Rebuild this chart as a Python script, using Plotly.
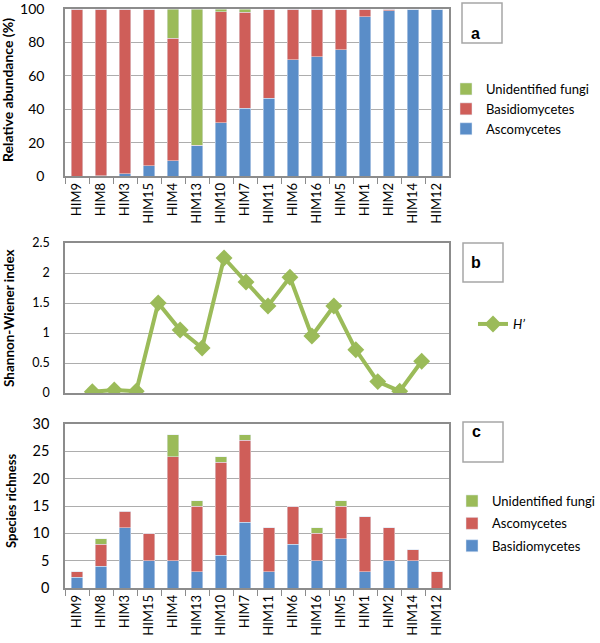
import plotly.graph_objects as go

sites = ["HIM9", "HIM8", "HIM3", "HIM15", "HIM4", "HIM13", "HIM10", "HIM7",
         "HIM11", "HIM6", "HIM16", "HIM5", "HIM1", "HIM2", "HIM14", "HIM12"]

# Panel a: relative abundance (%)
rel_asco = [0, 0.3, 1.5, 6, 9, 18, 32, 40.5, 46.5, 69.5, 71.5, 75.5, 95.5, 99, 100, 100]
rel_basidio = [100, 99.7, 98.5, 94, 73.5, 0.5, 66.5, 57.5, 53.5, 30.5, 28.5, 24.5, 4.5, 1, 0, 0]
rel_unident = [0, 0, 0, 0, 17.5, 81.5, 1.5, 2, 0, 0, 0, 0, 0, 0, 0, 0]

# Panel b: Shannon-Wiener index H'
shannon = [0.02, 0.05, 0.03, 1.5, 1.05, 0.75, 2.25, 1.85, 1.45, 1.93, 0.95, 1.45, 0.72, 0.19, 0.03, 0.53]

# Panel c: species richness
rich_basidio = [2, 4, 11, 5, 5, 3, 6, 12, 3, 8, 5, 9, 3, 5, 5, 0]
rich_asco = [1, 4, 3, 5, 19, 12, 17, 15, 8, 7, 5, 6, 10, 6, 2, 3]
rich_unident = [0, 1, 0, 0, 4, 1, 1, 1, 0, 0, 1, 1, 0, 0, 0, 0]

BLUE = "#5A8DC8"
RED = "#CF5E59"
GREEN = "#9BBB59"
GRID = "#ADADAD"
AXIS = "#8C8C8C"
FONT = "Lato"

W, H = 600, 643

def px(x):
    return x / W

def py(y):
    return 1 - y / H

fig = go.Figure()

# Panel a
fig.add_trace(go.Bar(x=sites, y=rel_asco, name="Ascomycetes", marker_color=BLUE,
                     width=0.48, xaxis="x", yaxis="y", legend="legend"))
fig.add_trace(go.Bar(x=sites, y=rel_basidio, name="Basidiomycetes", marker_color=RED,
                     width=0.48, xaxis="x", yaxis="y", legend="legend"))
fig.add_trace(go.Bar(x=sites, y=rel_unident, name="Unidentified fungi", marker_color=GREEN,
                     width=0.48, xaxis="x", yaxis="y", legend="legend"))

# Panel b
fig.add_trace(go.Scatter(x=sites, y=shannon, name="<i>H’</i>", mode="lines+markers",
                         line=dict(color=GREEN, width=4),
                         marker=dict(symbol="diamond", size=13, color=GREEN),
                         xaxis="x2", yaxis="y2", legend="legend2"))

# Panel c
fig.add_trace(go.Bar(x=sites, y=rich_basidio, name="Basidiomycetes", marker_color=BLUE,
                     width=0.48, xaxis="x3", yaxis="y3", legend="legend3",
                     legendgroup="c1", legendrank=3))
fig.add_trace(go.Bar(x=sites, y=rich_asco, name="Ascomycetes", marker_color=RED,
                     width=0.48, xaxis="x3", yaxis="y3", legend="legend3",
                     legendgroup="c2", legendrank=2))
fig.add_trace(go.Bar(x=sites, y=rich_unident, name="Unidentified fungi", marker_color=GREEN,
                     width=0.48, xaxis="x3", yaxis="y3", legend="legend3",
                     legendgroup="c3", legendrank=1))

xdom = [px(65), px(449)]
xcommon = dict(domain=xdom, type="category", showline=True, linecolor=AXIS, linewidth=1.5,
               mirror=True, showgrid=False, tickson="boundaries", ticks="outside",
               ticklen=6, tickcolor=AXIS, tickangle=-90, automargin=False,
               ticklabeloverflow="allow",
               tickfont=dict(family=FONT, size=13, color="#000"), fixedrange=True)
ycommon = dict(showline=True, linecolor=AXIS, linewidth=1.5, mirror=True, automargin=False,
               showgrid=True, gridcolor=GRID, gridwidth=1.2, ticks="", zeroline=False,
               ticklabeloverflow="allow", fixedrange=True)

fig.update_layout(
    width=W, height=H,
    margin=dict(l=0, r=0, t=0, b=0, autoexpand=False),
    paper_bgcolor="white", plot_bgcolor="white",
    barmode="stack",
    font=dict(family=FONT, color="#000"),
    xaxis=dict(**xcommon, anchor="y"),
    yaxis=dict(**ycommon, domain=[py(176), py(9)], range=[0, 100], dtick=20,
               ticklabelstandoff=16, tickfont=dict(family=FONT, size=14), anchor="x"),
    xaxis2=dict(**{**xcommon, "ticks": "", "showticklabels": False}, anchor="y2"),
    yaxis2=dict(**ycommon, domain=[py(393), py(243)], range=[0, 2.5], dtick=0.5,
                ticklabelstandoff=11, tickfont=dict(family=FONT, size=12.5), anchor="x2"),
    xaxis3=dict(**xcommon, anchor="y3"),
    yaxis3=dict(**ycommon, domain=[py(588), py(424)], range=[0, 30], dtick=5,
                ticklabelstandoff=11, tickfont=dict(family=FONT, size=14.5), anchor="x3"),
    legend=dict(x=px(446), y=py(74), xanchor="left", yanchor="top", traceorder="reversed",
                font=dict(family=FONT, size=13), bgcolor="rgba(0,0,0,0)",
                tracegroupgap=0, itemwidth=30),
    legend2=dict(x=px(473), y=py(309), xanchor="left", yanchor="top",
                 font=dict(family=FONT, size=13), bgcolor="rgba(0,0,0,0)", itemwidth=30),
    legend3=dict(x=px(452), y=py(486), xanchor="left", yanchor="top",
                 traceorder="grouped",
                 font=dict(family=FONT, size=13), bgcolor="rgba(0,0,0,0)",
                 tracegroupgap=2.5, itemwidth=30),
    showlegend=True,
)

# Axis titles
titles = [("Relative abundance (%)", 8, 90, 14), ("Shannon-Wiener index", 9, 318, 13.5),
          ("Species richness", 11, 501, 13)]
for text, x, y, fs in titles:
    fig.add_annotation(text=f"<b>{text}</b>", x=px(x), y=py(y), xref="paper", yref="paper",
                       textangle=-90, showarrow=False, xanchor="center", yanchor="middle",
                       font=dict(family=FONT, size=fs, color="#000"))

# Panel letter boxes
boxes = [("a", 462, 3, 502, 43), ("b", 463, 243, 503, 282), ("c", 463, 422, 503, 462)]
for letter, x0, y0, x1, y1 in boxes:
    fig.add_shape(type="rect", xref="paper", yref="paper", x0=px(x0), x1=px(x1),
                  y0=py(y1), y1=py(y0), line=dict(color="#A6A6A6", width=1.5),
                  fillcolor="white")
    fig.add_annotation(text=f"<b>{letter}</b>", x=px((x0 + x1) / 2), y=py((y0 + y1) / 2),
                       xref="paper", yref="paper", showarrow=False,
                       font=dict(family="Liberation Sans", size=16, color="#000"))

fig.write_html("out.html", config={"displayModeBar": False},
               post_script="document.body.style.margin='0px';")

★ ★ ★

# WHAT YOU ARE ASKED TO DO:
Without any pictures, reproduce the lines from the first one in the material through the line that has "fig = go.Figure()", exactly as they appear.

# ANSWER TO THE EXERCISE:
Rebuild this chart as a Python script, using Plotly.
import plotly.graph_objects as go

sites = ["HIM9", "HIM8", "HIM3", "HIM15", "HIM4", "HIM13", "HIM10", "HIM7",
         "HIM11", "HIM6", "HIM16", "HIM5", "HIM1", "HIM2", "HIM14", "HIM12"]

# Panel a: relative abundance (%)
rel_asco = [0, 0.3, 1.5, 6, 9, 18, 32, 40.5, 46.5, 69.5, 71.5, 75.5, 95.5, 99, 100, 100]
rel_basidio = [100, 99.7, 98.5, 94, 73.5, 0.5, 66.5, 57.5, 53.5, 30.5, 28.5, 24.5, 4.5, 1, 0, 0]
rel_unident = [0, 0, 0, 0, 17.5, 81.5, 1.5, 2, 0, 0, 0, 0, 0, 0, 0, 0]

# Panel b: Shannon-Wiener index H'
shannon = [0.02, 0.05, 0.03, 1.5, 1.05, 0.75, 2.25, 1.85, 1.45, 1.93, 0.95, 1.45, 0.72, 0.19, 0.03, 0.53]

# Panel c: species richness
rich_basidio = [2, 4, 11, 5, 5, 3, 6, 12, 3, 8, 5, 9, 3, 5, 5, 0]
rich_asco = [1, 4, 3, 5, 19, 12, 17, 15, 8, 7, 5, 6, 10, 6, 2, 3]
rich_unident = [0, 1, 0, 0, 4, 1, 1, 1, 0, 0, 1, 1, 0, 0, 0, 0]

BLUE = "#5A8DC8"
RED = "#CF5E59"
GREEN = "#9BBB59"
GRID = "#ADADAD"
AXIS = "#8C8C8C"
FONT = "Lato"

W, H = 600, 643

def px(x):
    return x / W

def py(y):
    return 1 - y / H

fig = go.Figure()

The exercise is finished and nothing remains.